[What is needed] Restate each line word for word. Leave out every picture.
____________________
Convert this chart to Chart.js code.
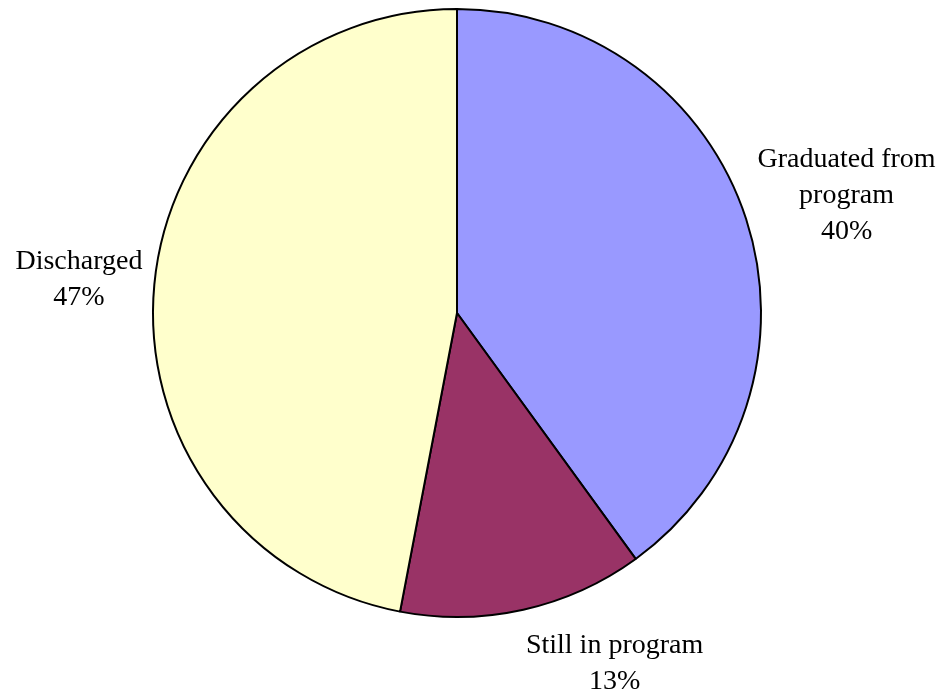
<!DOCTYPE html>
<html>
<head>
<meta charset="utf-8">
<script src="https://cdn.jsdelivr.net/npm/chart.js@4/dist/chart.umd.min.js"></script>
<style>
  html,body{margin:0;padding:0;background:#fff;}
  #wrap{position:relative;width:938px;height:690px;}
</style>
</head>
<body>
<div id="wrap"><canvas id="pie"></canvas></div>
<script>
'use strict';
// outcome shares, percent
const labels = ['Graduated from program', 'Still in program', 'Discharged'];
const labelLines = [['Graduated from', 'program'], ['Still in program'], ['Discharged']];
const shares = [40, 13, 47];
const colors = ['#9999ff', '#993366', '#ffffcc'];

const FONT = '28px "Liberation Serif", "Times New Roman", serif';
const LINE_H = 36;

// outside labels: anchor just beyond the rim on each slice's mid-angle
const outsideLabels = {
  id: 'outsideLabels',
  afterDraw(chart){
    const ctx = chart.ctx;
    const meta = chart.getDatasetMeta(0);
    ctx.save();
    ctx.font = FONT;
    ctx.fillStyle = '#000';
    ctx.textAlign = 'center';
    ctx.textBaseline = 'middle';
    meta.data.forEach((arc, i) => {
      const p = arc.getProps(['x','y','startAngle','endAngle','outerRadius'], true);
      const mid = (p.startAngle + p.endAngle) / 2;
      const r = p.outerRadius + 12;
      const ax = p.x + r * Math.cos(mid), ay = p.y + r * Math.sin(mid);
      const lines = labelLines[i].concat([shares[i] + '%']);
      const w = Math.max(...lines.map(t => ctx.measureText(t).width));
      const h = lines.length * LINE_H;
      const cx = ax + Math.sign(Math.cos(mid)) * w / 2;
      const cy = ay + Math.sin(mid) * h * 0.6;
      lines.forEach((t, k) => ctx.fillText(t, cx, cy - h / 2 + LINE_H * (k + 0.5)));
    });
    ctx.restore();
  }
};

new Chart(document.getElementById('pie'), {
  type: 'pie',
  data: { labels, datasets: [{ data: shares, backgroundColor: colors, borderColor: '#000', borderWidth: 2 }] },
  options: {
    responsive: true, maintainAspectRatio: false, animation: false,
    radius: 304,
    layout: { padding: { left: 0, right: 24, top: 0, bottom: 64 } },
    plugins: { legend: { display: false }, tooltip: { enabled: false } }
  },
  plugins: [outsideLabels]
});
</script>
</body>
</html>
____________________
[Complete response]
Convert this chart to Chart.js code.
<!DOCTYPE html>
<html>
<head>
<meta charset="utf-8">
<script src="https://cdn.jsdelivr.net/npm/chart.js@4/dist/chart.umd.min.js"></script>
<style>
  html,body{margin:0;padding:0;background:#fff;}
  #wrap{position:relative;width:938px;height:690px;}
</style>
</head>
<body>
<div id="wrap"><canvas id="pie"></canvas></div>
<script>
'use strict';
// outcome shares, percent
const labels = ['Graduated from program', 'Still in program', 'Discharged'];
const labelLines = [['Graduated from', 'program'], ['Still in program'], ['Discharged']];
const shares = [40, 13, 47];
const colors = ['#9999ff', '#993366', '#ffffcc'];

const FONT = '28px "Liberation Serif", "Times New Roman", serif';
const LINE_H = 36;

// outside labels: anchor just beyond the rim on each slice's mid-angle
const outsideLabels = {
  id: 'outsideLabels',
  afterDraw(chart){
    const ctx = chart.ctx;
    const meta = chart.getDatasetMeta(0);
    ctx.save();
    ctx.font = FONT;
    ctx.fillStyle = '#000';
    ctx.textAlign = 'center';
    ctx.textBaseline = 'middle';
    meta.data.forEach((arc, i) => {
      const p = arc.getProps(['x','y','startAngle','endAngle','outerRadius'], true);
      const mid = (p.startAngle + p.endAngle) / 2;
      const r = p.outerRadius + 12;
      const ax = p.x + r * Math.cos(mid), ay = p.y + r * Math.sin(mid);
      const lines = labelLines[i].concat([shares[i] + '%']);
      const w = Math.max(...lines.map(t => ctx.measureText(t).width));
      const h = lines.length * LINE_H;
      const cx = ax + Math.sign(Math.cos(mid)) * w / 2;
      const cy = ay + Math.sin(mid) * h * 0.6;
      lines.forEach((t, k) => ctx.fillText(t, cx, cy - h / 2 + LINE_H * (k + 0.5)));
    });
    ctx.restore();
  }
};

new Chart(document.getElementById('pie'), {
  type: 'pie',
  data: { labels, datasets: [{ data: shares, backgroundColor: colors, borderColor: '#000', borderWidth: 2 }] },
  options: {
    responsive: true, maintainAspectRatio: false, animation: false,
    radius: 304,
    layout: { padding: { left: 0, right: 24, top: 0, bottom: 64 } },
    plugins: { legend: { display: false }, tooltip: { enabled: false } }
  },
  plugins: [outsideLabels]
});
</script>
</body>
</html>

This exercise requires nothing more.